Conclusione classica italiana: tutti contro tutti. ABI contro Sindacato e Sindacato contro IVASS, caos organizzativo su chi debba fare credito alle imprese mentre nel frattempo il credito continua a latitare, perché signori miei non si può fare credito per decreto legge.

Nel mezzo sballottati i bancari che non capiscono più quale sia la loro professione e professionalità e che nel futuro vedono solo grattacapi, non ancora un ruolo importante. Il tutto non depone a favore di un vero processo di miglioramento qualitativo di cui le banche e le stesse imprese hanno bisogno come il pane.

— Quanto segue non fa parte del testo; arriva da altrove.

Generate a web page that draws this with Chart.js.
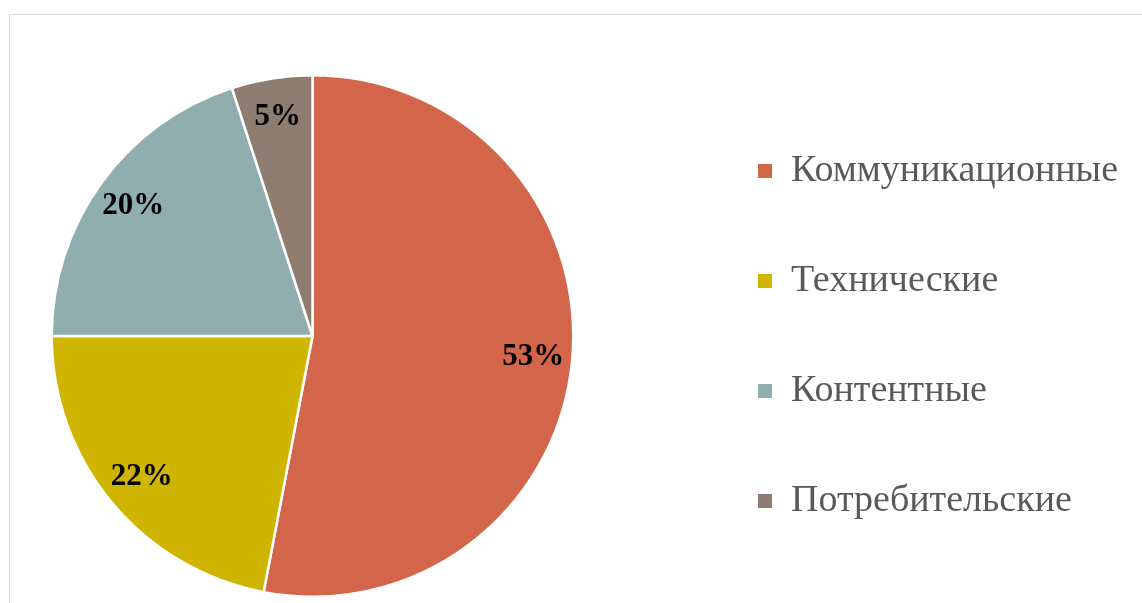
<!DOCTYPE html>
<html>
<head>
<meta charset="utf-8">
<script src="https://cdn.jsdelivr.net/npm/chart.js@4"></script>
<style>
  body { margin: 0; background: #fff; overflow: hidden; }
  #frame { position: absolute; left: 9px; top: 14px; width: 1200px; height: 700px; border: 1px solid #d9d9d9; }
  #chart { position: absolute; left: -61px; top: 0; }
</style>
</head>
<body>
<div id="frame"></div>
<canvas id="chart" width="1203" height="603"></canvas>
<script>
const categories = ['Коммуникационные', 'Технические', 'Контентные', 'Потребительские'];
const shares = [53, 22, 20, 5];
const sliceColors = ['#D2654A', '#CFB500', '#8FAEAD', '#8E7C70'];

// draws the percent inside every slice
const sliceLabels = {
  id: 'sliceLabels',
  afterDatasetsDraw(chart) {
    const ctx = chart.ctx;
    const meta = chart.getDatasetMeta(0);
    ctx.save();
    ctx.font = 'bold 31px "Liberation Serif"';
    ctx.fillStyle = '#000';
    ctx.textAlign = 'center';
    ctx.textBaseline = 'middle';
    meta.data.forEach((arc, i) => {
      const p = arc.getProps(['x', 'y', 'startAngle', 'endAngle', 'outerRadius'], true);
      const mid = (p.startAngle + p.endAngle) / 2;
      const r = p.outerRadius * 0.85;
      ctx.fillText(shares[i] + '%', p.x + Math.cos(mid) * r, p.y + Math.sin(mid) * r);
    });
    ctx.restore();
  }
};

const ctx = document.getElementById('chart').getContext('2d');
new Chart(ctx, {
  type: 'pie',
  data: {
    labels: categories,
    datasets: [{
      data: shares,
      backgroundColor: sliceColors,
      borderColor: '#ffffff',
      borderWidth: 2.5
    }]
  },
  options: {
    responsive: false,
    animation: false,
    layout: { padding: { left: 0, top: 74, right: 14, bottom: 5 } },
    plugins: {
      tooltip: { enabled: false },
      legend: {
        position: 'right',
        align: 'center',
        labels: {
          color: '#595959',
          font: { family: '"Liberation Serif"', size: 38 },
          boxWidth: 14,
          boxHeight: 14,
          padding: 72,
          generateLabels(chart) {
            return chart.data.labels.map((label, i) => ({
              text: label,
              fillStyle: sliceColors[i],
              strokeStyle: sliceColors[i],
              lineWidth: 0,
              fontColor: '#595959',
              index: i
            }));
          }
        }
      }
    }
  },
  plugins: [sliceLabels]
});
</script>
</body>
</html>
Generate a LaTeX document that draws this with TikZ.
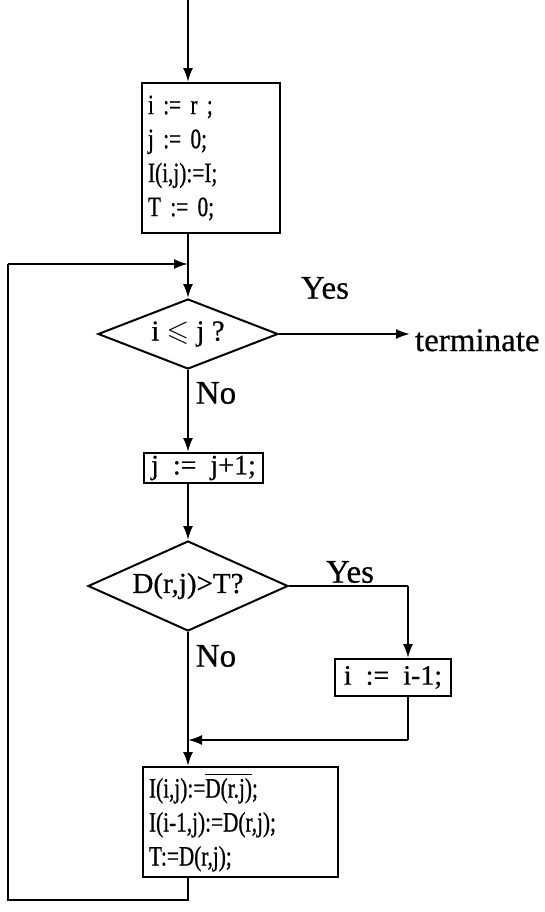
\documentclass[tikz,border=0pt]{standalone}
\usepackage{fontspec}
\setmainfont[FakeBold=0.6]{Liberation Serif}
\newfontfamily\narrowfont[FakeBold=0.7, FakeStretch=0.76]{Liberation Serif}
\usepackage{amssymb}
\usetikzlibrary{shapes.geometric, arrows.meta, calc, positioning}
\newcommand{\wsp}{\hspace{0.5em}}

\begin{document}
\begin{tikzpicture}[x=0.5pt, y=-0.5pt, line width=1pt]%{{{
        \useasboundingbox (0, 0) rectangle (545, 912);

        \tikzstyle{blk} = [draw, rectangle, inner sep=0pt, font=\fontsize{14}{17}\selectfont];
        \tikzstyle{lst} = [draw, rectangle, anchor=north west, align=left, inner sep=0pt, inner xsep=3pt,
                           font=\narrowfont\fontsize{14}{17}\selectfont];
        \tikzstyle{dec} = [draw, diamond, inner sep=0pt, aspect=2.2, font=\fontsize{14.5}{16}\selectfont];
        \tikzstyle{lbl} = [font=\fontsize{16.5}{18}\selectfont];
        \tikzstyle{a} = [-{Latex[length=7pt, width=5pt]}];

        \coordinate (S) at (188, 0);
        \coordinate (J) at (188, 264);

        \node [lst, text width=63pt, minimum height=75pt] (B1) at (141, 82)
            {i := r ;\\ j := 0;\\ I(i,j):=I;\\ T := 0;};
        \node [dec, minimum width=90pt, minimum height=35pt] (D1) at (188, 334) {i $\leqslant$ j ?};
        \node [blk, anchor=north west, minimum width=59.5pt, minimum height=15pt] (B2) at (143, 452)
            {j\wsp:=\wsp j+1;};
        \node [dec, minimum width=100pt, minimum height=45pt] (D2) at (188, 586) {D(r,j)>T?};
        \node [blk, anchor=north west, minimum width=58pt, minimum height=18.5pt] (B4) at (334, 658)
            {i\wsp:=\wsp i-1;};
        \node [lst, text width=91.5pt, minimum height=55pt] (B3) at (142, 766)
            {I(i,j):=$\overline{\mbox{D(r.j)}}$;\\ I(i-1,j):=D(r,j);\\ T:=D(r,j);};

        \node [lbl, anchor=base west, inner xsep=2pt] (T) at (410, 351) {terminate};
        \node [lbl] (Y1) at (325, 288) {Yes};
        \node [lbl] (N1) at (216, 393) {No};
        \node [lbl] (Y2) at (350, 572) {Yes};
        \node [lbl] (N2) at (216, 656) {No};

        \coordinate (C1) at (408, 586);
        \coordinate (C2) at (408, 740);
        \coordinate (C3) at (188, 740);
        \coordinate (L1) at (188, 900);
        \coordinate (L2) at (8, 900);
        \coordinate (L3) at (8, 264);

        \draw [a] (S) -- (S |- B1.north);
        \draw (S |- B1.south) -- (J);
        \draw [a] (J) -- (D1.north);
        \draw [a] (D1.east) -- (T.west |- D1.east);
        \draw [a] (D1.south) -- (D1.south |- B2.north);
        \draw [a] (D1.south |- B2.south) -- (D2.north);
        \draw (D2.east) -- (C1);
        \draw [a] (C1) -- (C1 |- B4.north);
        \draw (C1 |- B4.south) -- (C2);
        \draw [a] (C2) -- (C3);
        \draw [a] (D2.south) -- (D2.south |- B3.north);
        \draw (D2.south |- B3.south) -- (L1) -- (L2) -- (L3);
        \draw [a] (L3) -- (J);
    \end{tikzpicture}
\end{document}
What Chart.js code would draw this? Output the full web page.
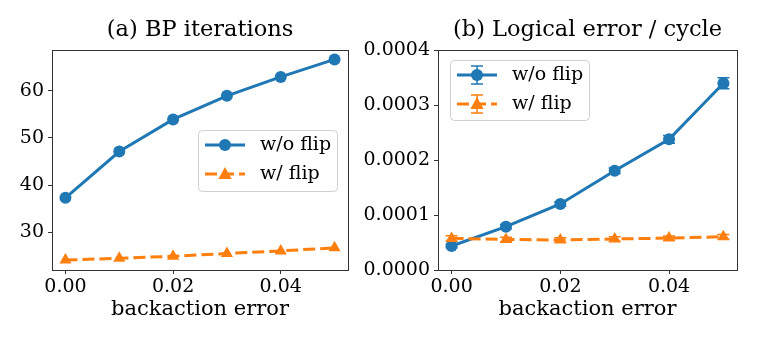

Il salto di qualità è nella reale comprensione reciproca

A proposito di idee, dato che il salto di qualità sul rapporto tra banche e imprese avverrà solo quando le distanze tra due punti di vista che sono ancora troppo lontani si saranno ridotte, perché ABI, sindacati e associazioni non pensate di offrire al personale di banca un periodo di orientamento in azienda per capire meglio vizi, virtù, flussi e trucchi di sopravvivenza delle piccole imprese? Gratuito, con i buoni pasto forniti dalla banca e con imprenditori che ascoltano anche i suggerimenti dei bancari per muoversi meglio nei segreti meandri del processo di credito delle banche.

Poi sarà più facile  mandare il personale on the road, perché scommetto che in molti avranno voglia di tornare a trovare le loro imprese adottive.